Required task: Write the data below out exactly as it stands. Do not include the pictures.

Dataset excerpt:
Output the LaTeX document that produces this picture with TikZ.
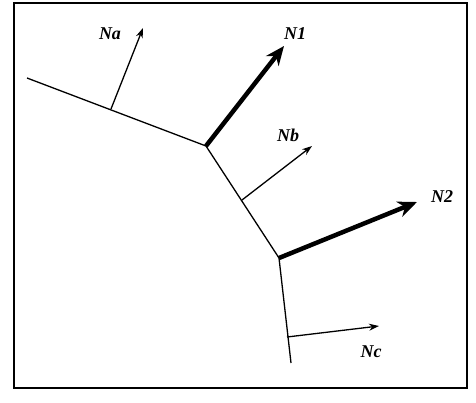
\documentclass[tikz,border=0pt]{standalone}
\usepackage{fontspec}
\setmainfont{Liberation Serif}
\usetikzlibrary{arrows.meta}
\begin{document}
\begin{tikzpicture}[x=1pt,y=-1pt,
  edge/.style={line width=1.3pt},
  thin vec/.style={line width=1.3pt,-{Stealth[length=10pt,width=7pt]}},
  thick vec/.style={line width=4.5pt,-{Stealth[length=19pt,width=16pt,inset=6pt]}},
  lbl/.style={font=\fontsize{18}{20}\selectfont\bfseries\itshape,inner sep=0pt}]
\useasboundingbox (0,0) rectangle (476,402);
\draw[line width=2pt] (14,3) rectangle (467,388);
\coordinate (s) at (27,78);
\coordinate (v1) at (206,146);
\coordinate (v2) at (279,258);
\coordinate (e) at (291,363);
\draw[edge] (s) -- (v1) -- (v2) -- (e);
\coordinate (fa) at (111,109);
\coordinate (ta) at (143,28);
\coordinate (t1) at (284,46);
\coordinate (fb) at (242,200);
\coordinate (tb) at (312,146);
\coordinate (t2) at (417,202);
\coordinate (fc) at (287,337);
\coordinate (tc) at (379,326);
\draw[thin vec] (fa) -- (ta);
\draw[thin vec] (fb) -- (tb);
\draw[thin vec] (fc) -- (tc);
\draw[thick vec] (v1) -- (t1);
\draw[thick vec] (v2) -- (t2);
\node[lbl] (Na) at (110,34) {Na};
\node[lbl] (N1) at (295,34) {N1};
\node[lbl] (Nb) at (288,135) {Nb};
\node[lbl] (N2) at (442,197) {N2};
\node[lbl] (Nc) at (371,352) {Nc};
\end{tikzpicture}
\end{document}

Answer in full:
Output the LaTeX document that produces this picture with TikZ.
\documentclass[tikz,border=0pt]{standalone}
\usepackage{fontspec}
\setmainfont{Liberation Serif}
\usetikzlibrary{arrows.meta}
\begin{document}
\begin{tikzpicture}[x=1pt,y=-1pt,
  edge/.style={line width=1.3pt},
  thin vec/.style={line width=1.3pt,-{Stealth[length=10pt,width=7pt]}},
  thick vec/.style={line width=4.5pt,-{Stealth[length=19pt,width=16pt,inset=6pt]}},
  lbl/.style={font=\fontsize{18}{20}\selectfont\bfseries\itshape,inner sep=0pt}]
\useasboundingbox (0,0) rectangle (476,402);
\draw[line width=2pt] (14,3) rectangle (467,388);
\coordinate (s) at (27,78);
\coordinate (v1) at (206,146);
\coordinate (v2) at (279,258);
\coordinate (e) at (291,363);
\draw[edge] (s) -- (v1) -- (v2) -- (e);
\coordinate (fa) at (111,109);
\coordinate (ta) at (143,28);
\coordinate (t1) at (284,46);
\coordinate (fb) at (242,200);
\coordinate (tb) at (312,146);
\coordinate (t2) at (417,202);
\coordinate (fc) at (287,337);
\coordinate (tc) at (379,326);
\draw[thin vec] (fa) -- (ta);
\draw[thin vec] (fb) -- (tb);
\draw[thin vec] (fc) -- (tc);
\draw[thick vec] (v1) -- (t1);
\draw[thick vec] (v2) -- (t2);
\node[lbl] (Na) at (110,34) {Na};
\node[lbl] (N1) at (295,34) {N1};
\node[lbl] (Nb) at (288,135) {Nb};
\node[lbl] (N2) at (442,197) {N2};
\node[lbl] (Nc) at (371,352) {Nc};
\end{tikzpicture}
\end{document}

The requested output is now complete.